Der Weise Vasishtha erwiderte: „Oh edelmütiger Raghava! Der immerwährende Brahman kann nur durch eigene Anstrengungen erreicht werden. Jene Vasanas, die man in seinen vielen vorausgehenden Leben erzeugte, hängen einem bei seinen späteren Geburten nach. Es gibt zwei Arten von Vasanas, nämlich das reine (Subha) und das unreine (Asubba). Die unreinen Vasanas erzeugen Wiedergeburten, während die reinen Vasanas von den Wiedergeburten befreien. Wenn die reinen Vasanas an einem anhaften, dann wird man die Selbstverwirklichung erlangen. Wenn es aber die unreinen sind, dann wird man Schmerz und Leid erleben und ständige Wiedergeburten. Oh Rama! Gib die unreinen Vasanas auf, pflege die reinen Vasanas und meditiere regelmäßig über den reinen, alles durchdringenden Brahman. Wenn du die reinen Vasanas aufbaust, dann werden die unreinen von selbst verschwinden. Folge den Weg, der für dich wohlweislich ausgesteckt wurde und meditiere über die Bedeutung der Mahavakyas oder anderer bedeutender Sätze der Upanischaden, bis du die volle Erleuchtung erlangst. Befreie dich selbst von der Sehnsucht nach sinnlichen Gegenständen und erlange ewige Wonne.

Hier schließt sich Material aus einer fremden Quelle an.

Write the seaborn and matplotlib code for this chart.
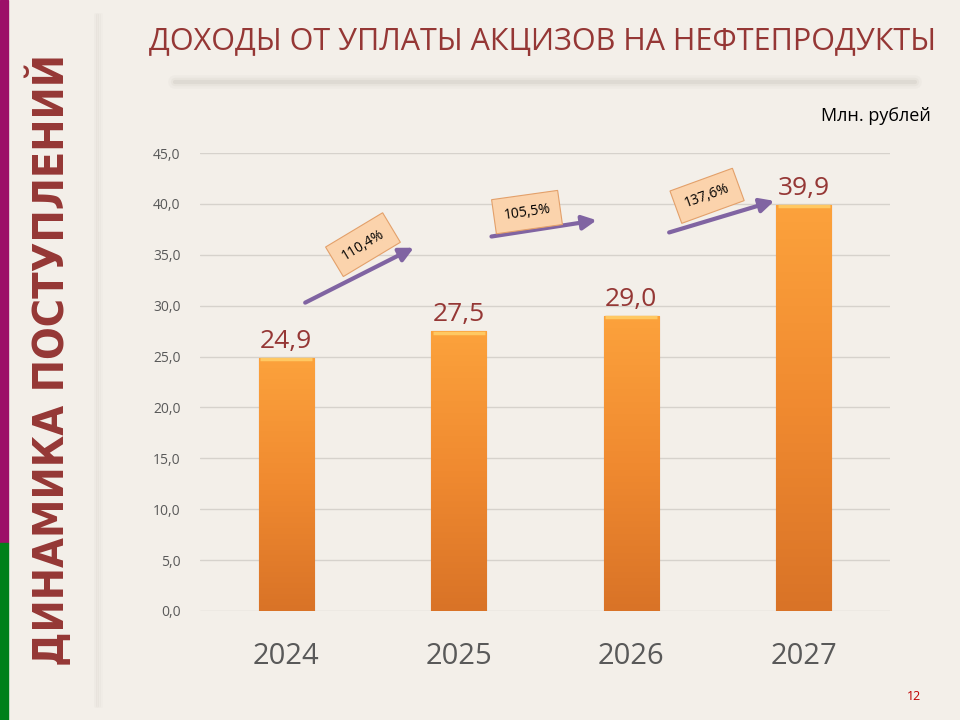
import numpy as np
import pandas as pd
import seaborn as sns
import matplotlib.pyplot as plt
from matplotlib.colors import LinearSegmentedColormap

# data
years = ["2024", "2025", "2026", "2027"]
revenue = [24.9, 27.5, 29.0, 39.9]
growth_pct = ["110,4%", "105,5%", "137,6%"]

title = "ДОХОДЫ ОТ УПЛАТЫ АКЦИЗОВ НА НЕФТЕПРОДУКТЫ"
side_title = "ДИНАМИКА ПОСТУПЛЕНИЙ"
unit = "Млн. рублей"

BG = "#f3efe9"
DARK_RED = "#953735"
GREY = "#595959"

sns.set_theme(style="white")
plt.rcParams["font.family"] = ["Open Sans", "DejaVu Sans"]

df = pd.DataFrame({"year": years, "value": revenue})

fig = plt.figure(figsize=(9.6, 7.2), dpi=100, facecolor=BG)
ax = fig.add_axes([0.2083, 0.1514, 0.7187, 0.636])
ax.set_facecolor("none")

sns.barplot(data=df, x="year", y="value", color="#f7923a", width=0.32,
            edgecolor="#c8692a", linewidth=0.8, ax=ax, zorder=3)

ax.set_ylim(0, 45)
ax.set_xlim(-0.5, 3.5)
ax.set_yticks(np.arange(0, 45.1, 5))
ax.set_yticklabels([f"{v:.1f}".replace(".", ",") for v in np.arange(0, 45.1, 5)])
ax.yaxis.grid(True, color="#d6d2cc", linewidth=1)
ax.set_axisbelow(True)
for s in ax.spines.values():
    s.set_visible(False)
ax.tick_params(axis="y", labelsize=10, colors=GREY, length=0, pad=14)
ax.tick_params(axis="x", labelsize=21, colors=GREY, length=0, pad=22)
ax.set_xlabel("")
ax.set_ylabel("")

# gradient fill on bars
cmap = LinearSegmentedColormap.from_list("bar", ["#d97327", "#f08a30", "#fca23c"])
grad = np.linspace(0, 1, 256).reshape(-1, 1)
for p in ax.patches:
    x0, y0 = p.get_x(), p.get_y()
    w, h = p.get_width(), p.get_height()
    im = ax.imshow(grad, extent=[x0, x0 + w, y0, y0 + h], origin="lower",
                   cmap=cmap, aspect="auto", zorder=3.5)
    im.set_clip_path(p)
    # light top bevel
    ax.plot([x0 + 0.01, x0 + w - 0.01], [y0 + h - 0.15, y0 + h - 0.15],
            color="#ffc862", lw=2.5, zorder=4, solid_capstyle="butt")
ax.set_xlim(-0.5, 3.5)
ax.set_ylim(0, 45)

# value labels
for i, v in enumerate(revenue):
    ax.text(i, v + 0.4, f"{v:.1f}".replace(".", ","), ha="center", va="bottom",
            fontsize=19, color=DARK_RED, zorder=5)

# growth arrows with rotated boxes
arrows = [((0.11, 30.3), (0.74, 35.7)),
          ((1.19, 36.8), (1.80, 38.4)),
          ((2.22, 37.2), (2.83, 40.3))]
boxes = [(0.445, 36.0, 31), (1.396, 39.2, 8), (2.44, 40.8, 20)]
for (start, end), (bx, by, rot), label in zip(arrows, boxes, growth_pct):
    ax.annotate("", xy=end, xytext=start,
                arrowprops=dict(arrowstyle="-|>,head_length=0.7,head_width=0.35",
                                color="#8064a2", lw=3, shrinkA=0, shrinkB=0),
                zorder=6)
    ax.text(bx, by, label, rotation=rot, ha="center", va="center", fontsize=10,
            color="black", zorder=7, rotation_mode="anchor",
            bbox=dict(boxstyle="square,pad=0.7", fc="#fbd3ac", ec="#e3a06a", lw=0.8))

# side stripes and shadow
fig.patches.append(plt.Rectangle((0, 1 - 543 / 720), 8 / 960, 543 / 720,
                                 transform=fig.transFigure, color="#9c0f68", zorder=0))
fig.patches.append(plt.Rectangle((0, 0), 8 / 960, 1 - 543 / 720,
                                 transform=fig.transFigure, color="#008019", zorder=0))
for k, a in enumerate([0.05, 0.08, 0.05, 0.03]):
    fig.add_artist(plt.Line2D([(95 + k * 2) / 960] * 2, [0.02, 0.98],
                              transform=fig.transFigure, color="#9a948c", alpha=a, lw=2))
# title shadow
for k, (lw, a) in enumerate([(10, 0.04), (6, 0.06), (3, 0.10)]):
    fig.add_artist(plt.Line2D([175 / 960, 915 / 960], [1 - 82 / 720] * 2,
                              transform=fig.transFigure, color="#8a847c",
                              alpha=a, lw=lw, solid_capstyle="round"))

fig.text(0.052, 0.5, side_title, rotation=90, ha="center", va="center",
         fontsize=31, fontweight="bold", fontstretch="condensed", color=DARK_RED,
         family=["DejaVu Sans"])
fig.text(0.565, 1 - 42 / 720, title, ha="center", va="center", fontsize=22,
         color=DARK_RED)
fig.text(0.97, 1 - 116 / 720, unit, ha="right", va="center", fontsize=13,
         color="black")
fig.text(0.96, 1 - 696 / 720, "12", ha="right", va="center", fontsize=9,
         color="#c00000")

fig.savefig("out.png", dpi=100, facecolor=BG)
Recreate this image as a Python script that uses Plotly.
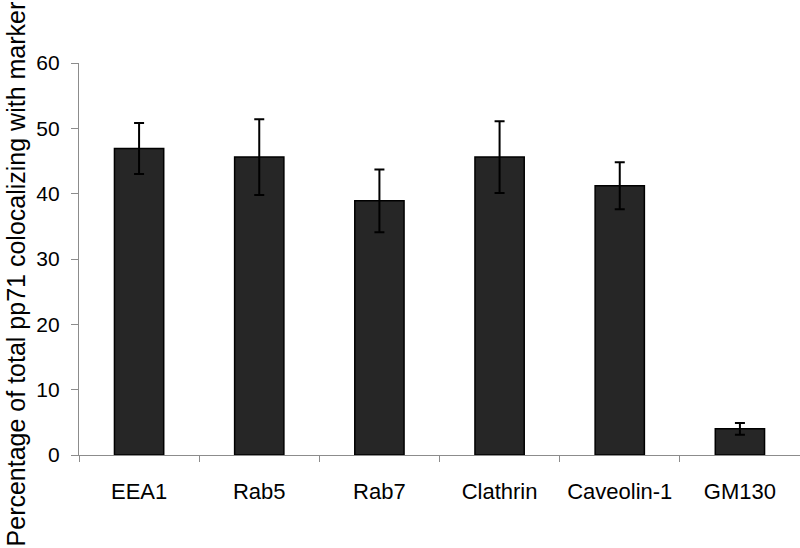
import plotly.graph_objects as go

markers = ["EEA1", "Rab5", "Rab7", "Clathrin", "Caveolin-1", "GM130"]
percent_coloc = [46.9, 45.6, 38.9, 45.6, 41.2, 4.0]
error = [3.9, 5.8, 4.8, 5.5, 3.6, 0.9]
y_ticks = [0, 10, 20, 30, 40, 50, 60]

FONT = "Liberation Sans, Arial, sans-serif"
AXIS_GREY = "#8c8c8c"

fig = go.Figure()
fig.add_trace(go.Bar(
    x=markers, y=percent_coloc,
    marker=dict(color="#262626", line=dict(color="black", width=1.5)),
    error_y=dict(type="data", array=error, visible=True, color="black", thickness=2, width=5),
    width=0.41,
))

fig.update_layout(
    width=800, height=548,
    margin=dict(l=79, r=0, t=63, b=93),
    plot_bgcolor="white", paper_bgcolor="white",
    showlegend=False,
    font=dict(family=FONT, size=22, color="black"),
)
fig.update_xaxes(
    range=[-0.5, 5.5], showline=True, linecolor=AXIS_GREY, linewidth=1.2,
    ticks="outside", tickson="boundaries", ticklen=6, tickcolor=AXIS_GREY,
    showgrid=False, tickfont=dict(size=22), ticklabelstandoff=16, automargin=False,
)
fig.update_yaxes(
    range=[0, 60], tickvals=y_ticks, showline=True, linecolor=AXIS_GREY, linewidth=1.2,
    ticks="outside", ticklen=7, tickcolor=AXIS_GREY, showgrid=False, zeroline=False,
    tickfont=dict(size=21), ticklabelstandoff=7, automargin=False,
)
fig.add_annotation(
    text="Percentage of total pp71 colocalizing with marker",
    xref="paper", yref="paper", x=-0.088, y=0.462,
    xanchor="center", yanchor="middle", textangle=-90, showarrow=False,
    font=dict(family=FONT, size=25, color="black"),
)

# drop the browser's default 8px body margin so the figure fills the window
fig.write_html(
    "out.html",
    config={"displayModeBar": False},
    post_script="document.body.style.margin='0';",
)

„Oh Rama“! Höre meine Geschichte. Brahma erschuf mich aus seinem eigenen Sankalpa, das ihm selbst ähnelt. Er segnete mich mit dem wahren Wissen seines Selbst. Er trug mir auf: „Gehe zu Bharatavarsha in Jambudwipa und führe jene Männer in die Geheimnisse der Brahma Jnana ein, die mit den „Vier Werkzeugen“ gesegnet sind.“

„Das Tor von Moksha wird von vier Wachen bewacht. Sie heißen Shanti, Vichara, Santosh und Satsang. Wenn du dich mit diesen vier Wachposten anfreundest, werden sie dir die Tür öffnen, die dich in den Hafen der Freiheit führt. Selbst wenn du enge Freundschaft mit einem von ihnen schließt, wird er dich den anderen dreien vorstellen. Erlange Atma Jnana durch das Studium der Schriften, der Gesellschaft mit Weisen und die ständige Meditation auf Brahman oder das reine, unsterbliche Selbst.“

„Wer von der Schlange des Ajnana gebissen wird, wird von dem Garuda Mantra namens Jnana geheilt. Wenn er Wissen erlangt, hat er die vollkommene Geistesruhe. Sogar wenn er von einem Pfeilhagel getroffen wird, ist er wie eine sanfte Blume, ein Flammenmeer bedeutet für ihn nur ein weiches, mit Blumen verziertes Bett. Atma Jnana dämmert in einem Menschen nur, wenn er das Wissen, dass den drei Quellen entstammt, assimiliert, nämlich seine Selbsterfahrung, die wirkliche Bedeutung der großen Sätze der Upanischaden und die Anweisungen seines Gurus. Menschen, denen kein äußerst scharfsinniger und reiner Verstand, kühnes Verstehen und anhaltendes Wissen zueigen ist, werden aus Studium der Shastras keinen Nutzen ziehen. Ein Bad im Ganges, Askese und eine Pilgerreise reinigen nur das Herz, aber sie helfen nicht dabei, direkt den unbefleckten Thron Brahmas zu erreichen. Es geschieht nur unter größter persönlicher Anstrengung sowie dem Ausrichten des Geistes auf das Höchste Selbst und mittels ununterbrochener, langanhaltender Meditation, dass man die höchste Wonne erreichen kann.